STAFF at Aberdeen University are being balloted over potential strike action after the institution decided to scrap single honours degrees in modern languages.

The University and College Union (UCU) said about 30 people are at risk of redundancy due to the changes, which will mean students will not be able to start degrees in French, German, Spanish or Gaelic alone.

The head of the Aberdeen UCU branch called the plans “frankly embarassing”, adding that students who wish to study modern languages will have to move from the region to be able to do so.

READ MORE: UCU holds rally against modern languages cuts at Aberdeen University

The university court made the decision to scrap single honours degrees in modern languages in December, based on a recommendation from the senior vice principal, Professor Karl Laydecker.

It means that, from the next academic year, those wishing to study modern languages at Aberdeen University will have to do so as part of a joint degree.

The university’s management said low uptake of the courses meant the current model is not sustainable.

Current figures estimate around 200 full-time educated students are enrolled on modern languages programmes at the university, although this figure does not distinguish between single honours and joint honours programmes.

A UCU ballot on industrial action is opening on Wednesday and will run until February 7.

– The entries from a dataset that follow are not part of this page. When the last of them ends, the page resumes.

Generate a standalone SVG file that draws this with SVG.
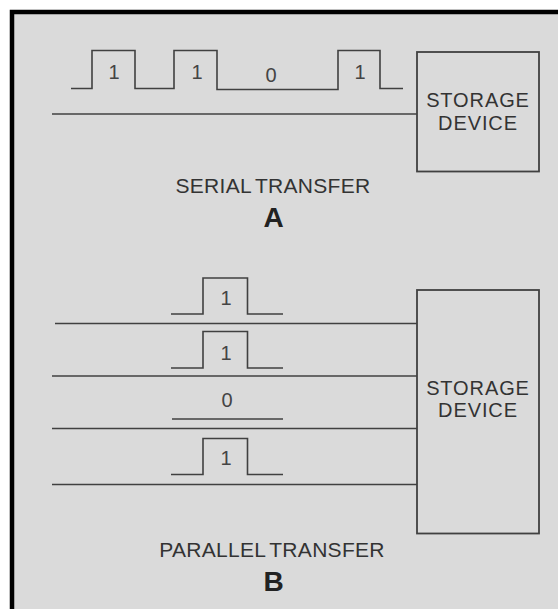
<svg xmlns="http://www.w3.org/2000/svg" width="558" height="609" viewBox="0 0 558 609">
<style>
.w{fill:none;stroke:#404040;stroke-width:1.6}
.box{fill:none;stroke:#404040;stroke-width:1.8}
.t{font-family:"Liberation Sans",Arial,sans-serif;fill:#333333}
.bit{font-size:20px;text-anchor:middle;fill:#444}
.lbl{font-size:20px;text-anchor:middle;letter-spacing:0.9px}
.cap{font-size:21px;text-anchor:middle;word-spacing:-2px;letter-spacing:0.3px}
.big{font-size:28px;font-weight:bold;text-anchor:middle;fill:#222}
</style>
<rect x="0" y="0" width="558" height="609" fill="#ffffff"/>
<rect x="12" y="12" width="548" height="600" fill="#dadada"/>
<path d="M12 609 V12 H558" fill="none" stroke="#000" stroke-width="4.5"/>

<g id="connectors">
<line class="w" x1="52" y1="114" x2="417" y2="114"/>
<line class="w" x1="55" y1="323.5" x2="417" y2="323.5"/>
<line class="w" x1="52" y1="376" x2="417" y2="376"/>
<line class="w" x1="52" y1="428.5" x2="417" y2="428.5"/>
<line class="w" x1="52" y1="484.5" x2="417" y2="484.5"/>
</g>

<g id="serial-signal">
<path class="w" d="M71 88.5 H92 V50.5 H135 V88.5 H174 V50.5 H217 V89.5 H338 V50.5 H380 V88.5 H403"/>
<text class="t bit" x="114" y="79">1</text>
<text class="t bit" x="197" y="79">1</text>
<text class="t bit" x="271" y="82">0</text>
<text class="t bit" x="360" y="79">1</text>
</g>

<g id="storage-a">
<rect class="box" x="417" y="52" width="122" height="119.5"/>
<text class="t lbl" x="478" y="107">STORAGE</text>
<text class="t lbl" x="478" y="129.5">DEVICE</text>
</g>

<g id="caption-a">
<text class="t cap" x="273" y="193.3">SERIAL TRANSFER</text>
<text class="t big" x="273.7" y="227.3">A</text>
</g>

<g id="parallel-signals">
<path class="w" d="M171 314 H203 V278 H247.5 V314 H283"/>
<text class="t bit" x="226" y="304.5">1</text>
<path class="w" d="M171 368 H203 V331.5 H247.5 V368 H283"/>
<text class="t bit" x="226" y="359.5">1</text>
<text class="t bit" x="227" y="407">0</text>
<line class="w" x1="172" y1="419" x2="283" y2="419"/>
<path class="w" d="M171 474.5 H203 V438.5 H247.5 V474.5 H283"/>
<text class="t bit" x="226" y="465">1</text>
</g>

<g id="storage-b">
<rect class="box" x="417" y="290" width="122" height="243.5"/>
<text class="t lbl" x="478" y="394.5">STORAGE</text>
<text class="t lbl" x="478" y="417">DEVICE</text>
</g>

<g id="caption-b">
<text class="t cap" x="272" y="557.3">PARALLEL TRANSFER</text>
<text class="t big" x="273.5" y="591">B</text>
</g>
</svg>
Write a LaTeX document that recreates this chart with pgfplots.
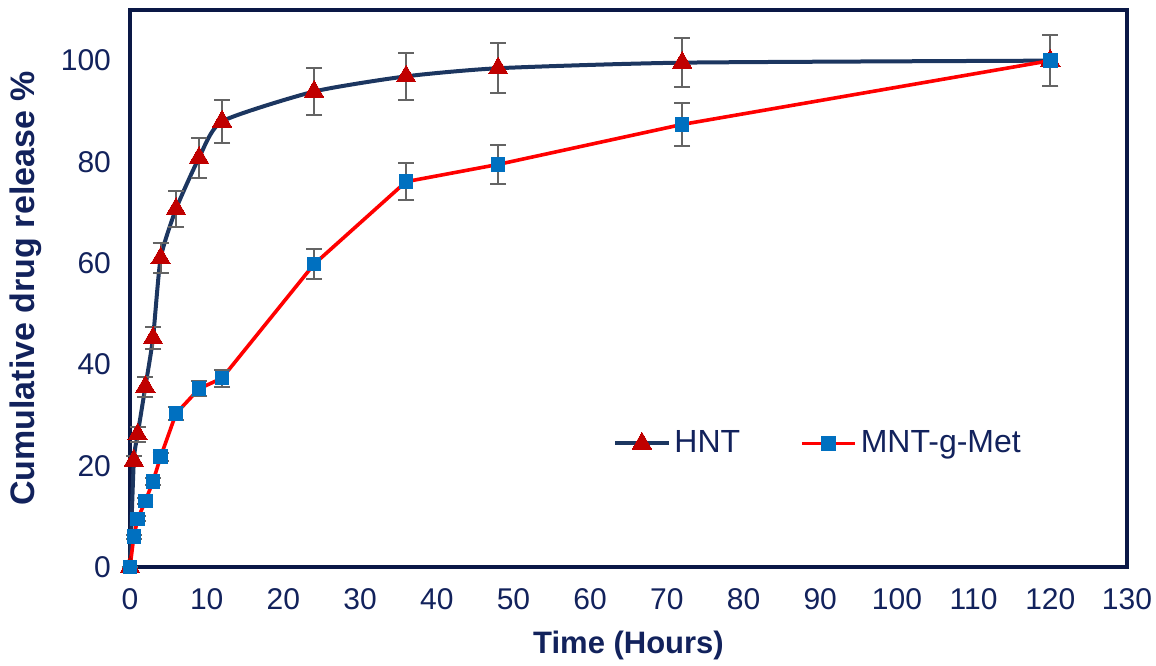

It follows a consultative ballot which took place last month in response to the proposed cuts, with 81% of members saying they would support strike action, and 87% in support of action short of a strike.

Should the result of the ballot echo the results of the consultative ballot, it is likely that the university will be impacted by industrial action in the new semester if senior management does not back down on the cuts.

READ MORE: Aberdeen uni chief panned for wanting financial 'pain' for boycotting staff

Aberdeen UCU branch chair, Dr Rachel Shanks, said: “Modern languages is a key part of any university.

“Cutting single honours degrees from the university would mean students in the north and north-east having to leave the region to study their subject.

“For an ancient institution with the history and reputation of Aberdeen to consider, this move is frankly embarrassing.

“It’s clear that this is just the start of senior management’s plans.

“It’s important that members send a clear message that we don’t accept the need for jobs to be lost and that we will stand behind and support any member whose job is threatened.”

The axing of single honours degrees has been heavily criticised by many, particularly as it reduces the university’s provision of Gaelic.

The National:

Aberdeen University is one of only four universities in the world to offer Gaelic degrees.

An anonymous source previously told The National that in rolling back on its provision of Gaelic, Aberdeen University is committing “cultural, historic and linguistic vandalism”.

The university established its statutory Gaelic language plan in 2014, committing the university to Gaelic education and research.

As part of that plan, the university pledged to promote “a positive image of Gaelic”, increase the learning of Gaelic and “increase the use of Gaelic”.

Some have said the cuts go directly against the university's commitment to Gaelic, making it “the first public authority in Scotland to renege on its Gaelic plan".